The upper Shayok and
Nubra rivers drain the east and west sides of the Saser Spur, the eastern
most outcrop of the Karakoram. The name Nubra is applied to the district
comprising the valley of the Nubra river, and that of the Shayok both above
and below their confluence, where they meander in many shifting channels
over a broad sandy plain before flowing off to the northwest to join the
Indus in Baltistan.
The route from Leh takes the traveler over the
Khardung-la, the highest motorable road in the world. The line of the road
is different from that of the old pony-trail - longer and actually higher
(18,300 feet / 5,578 m). The view from the top of the pass is amazing. One
can see all the way south over the Indus valley to the seemingly endless
peaks and ridges of the Zanskar range, and north to the giants of the Saser
massif. For several kilometers, on each side of the pass, the road covered
by deep snow in winter, is rough; for the rest of the way the surface is
good.
At the confluence of the two rivers there is no dearth of
water, but the sandy soil is not suitable for agriculture, which is confined
to the alluvial fans where side streams debouch into the main valley. The
valley floor itself is covered with dense thickets of seabuckthorn - a
thorny shrub- which the villagers use for fuel and for fencing their fields
; though indeed, there is now less need for this than there was in the days
of the caravan trade with Central Asia when up to 10,000 horses a year are
said to have traversed the district. The villages are large and seem
prosperous, and have thick plantations of willow and popular. The altitude
is little less than that of Leh, varying between 10,000 feet (3,048 m) at
Hundar, and 10,600 feet (3,231 m) at Panamik. Summer temperatures vary
between 15 degree celcius and 28 degree celcius.
The main village
is Deskit, which has a regular bazaar consisting of a single line of shops,
and a gompa. This is situated on a rocky spur above the village with
commanding views up and down the valley. From Deskit, the tour circuit
proceeds down the Shayok to Hundar, past an area of rolling sand dunes,
their contours apparently solid, yet liable to shift with every gale. Here
there is a small population of Bactrian camels, shaggy double-humped
animals, which in the old days, were used as pack animals on the Central
Asian trade routes. During the past 50 years, they have been bred for
transport purposes in Nubra; today visitors can take a camel safari out into
the dunes from Hundar.
The other circuit proceeds up the Nubra
river, taking in the pretty villages of Tirit, Lukung, Tegar and Sumur.
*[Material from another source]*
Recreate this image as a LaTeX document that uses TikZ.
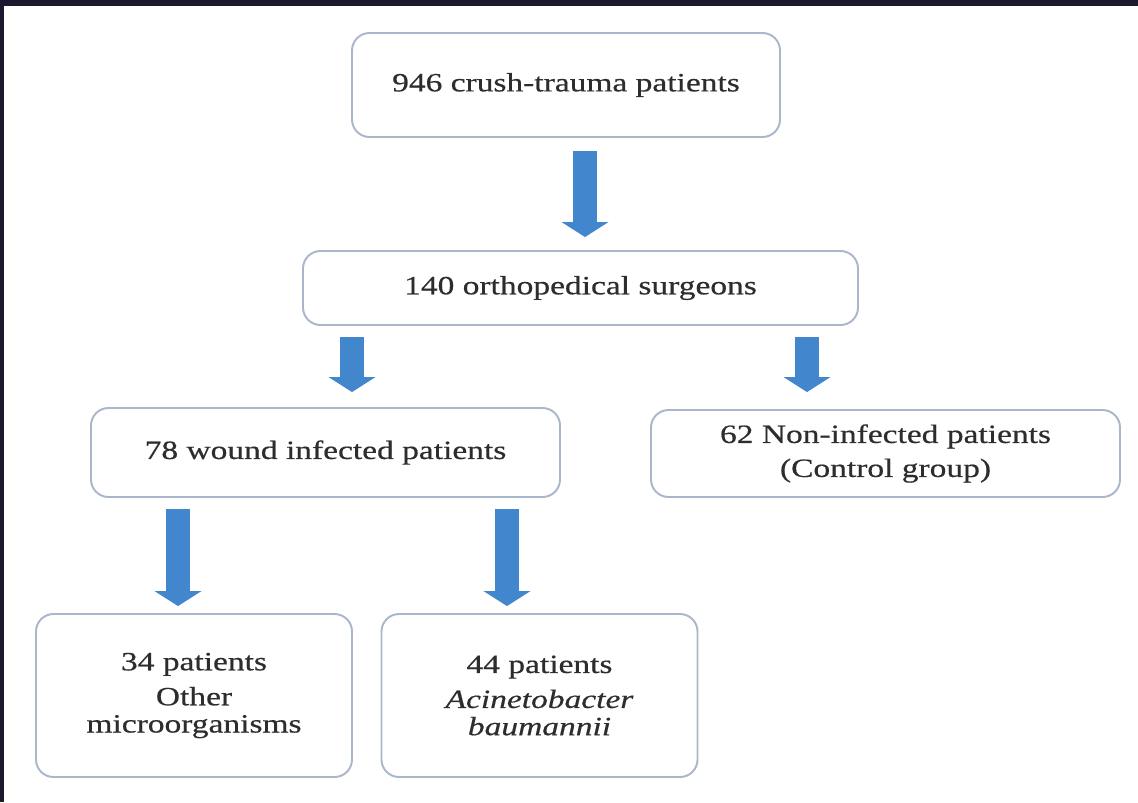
\documentclass[tikz,border=0pt]{standalone}
\usepackage{fontspec}
\setmainfont{Liberation Serif}[FakeStretch=1.27,FakeBold=0.5]
\usetikzlibrary{arrows.meta}

\definecolor{boxline}{RGB}{170,182,202}
\definecolor{flowblue}{RGB}{66,134,206}
\definecolor{textgrey}{RGB}{45,45,45}
\definecolor{frameband}{RGB}{27,25,46}

\tikzset{
    stagebox/.style={draw=boxline, line width=1.1pt, rounded corners=0.35cm, fill=white,
        align=center, text=textgrey, inner sep=0pt,
        font=\fontsize{15}{15.5}\selectfont},
    flowarrow/.style={draw=flowblue, line width=0.48cm,
        -{Triangle[length=0.3cm 0 0, width=0.94cm 0 0, line width=0pt 0 0, fill=flowblue]}}
}

\begin{document}
\begin{tikzpicture}
            \fill[white] (0,0) rectangle (22.76,-16.04);
            \fill[frameband] (0,0) rectangle (22.76,-0.12);
            \fill[frameband] (0,0) rectangle (0.08,-16.04);

            \node[stagebox, minimum width=8.56cm, minimum height=2.08cm] (crush) at (11.32,-1.70) {946 crush-trauma patients};
            \node[stagebox, minimum width=11.1cm, minimum height=1.48cm] (surgeons) at (11.61,-5.76) {140 orthopedical surgeons};
            \node[stagebox, minimum width=9.38cm, minimum height=1.78cm] (infected) at (6.51,-9.05) {78 wound infected patients};
            \node[stagebox, minimum width=9.38cm, minimum height=1.74cm] (control) at (17.71,-9.07) {62 Non-infected patients\\[0.135cm](Control group)};
            \node[stagebox, minimum width=6.32cm, minimum height=3.26cm] (others) at (3.88,-13.91) {34 patients\\[0.155cm]Other\\microorganisms};
            \node[stagebox, minimum width=6.32cm, minimum height=3.26cm] (acineto) at (10.79,-13.91) {44 patients\\[0.155cm]\textit{Acinetobacter}\\\textit{baumannii}};

            \draw[flowarrow, shorten <=0.26cm, shorten >=0.26cm] ([xshift=0.38cm]crush.south) -- ([xshift=0.38cm]crush.south |- surgeons.north);
            \draw[flowarrow, shorten <=0.22cm, shorten >=0.3cm] ([xshift=-4.57cm]surgeons.south) -- ([xshift=-4.57cm]surgeons.south |- infected.north);
            \draw[flowarrow, shorten <=0.22cm, shorten >=0.34cm] ([xshift=4.53cm]surgeons.south) -- ([xshift=4.53cm]surgeons.south |- control.north);
            \draw[flowarrow, shorten <=0.22cm, shorten >=0.14cm] ([xshift=-2.95cm]infected.south) -- ([xshift=-2.95cm]infected.south |- others.north);
            \draw[flowarrow, shorten <=0.22cm, shorten >=0.14cm] ([xshift=3.63cm]infected.south) -- ([xshift=3.63cm]infected.south |- acineto.north);
        \end{tikzpicture}
\end{document}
Nubra's other kanor monastery, Samstaling is situated on the mountainside
just above Sumur. This was the route taken by the trade caravans, and
Panamik, the last village on this circuit, was at that time a busy centre,
the last major settlement before the caravans plunged into the mountains of
the Karakoram and the Kun-Lu. Here they invariable halted for a few days to
make final preparations for getting over the mountains, or to recuperate
afterwards. There would be no supplies, not even grazing for the animals,
for about 12 days after Panamik, so they had to carry all their provisions
for that time. The Government maintained a granary to sell foodgrains for
the men, and even for the horses.
But this arrangement was
insufficient for the amount of the traffic, and the local villagers made a
killing, selling grain and fodder, and letting out their fodder-fields for
the horses to graze in. Today, Panamik is a sleepy village, its people
quietly going about their work in the fields. Though the granary is still
there, converted into a store for miscellaneous supplies, it is difficult to
imagine the village's narrow lanes congested with the bustle of the caravan
traffic. On the mountainside above, the village hot water bubbles out of the
earth in thermal springs, locally reputed to have therapeutic qualities. And
across the river, clinging precariously to the mountain there is a sliver of
green - a few trees rooted in meagre accumulations of soil among the bare
rocks surrounding the tiny Ensa Gompa.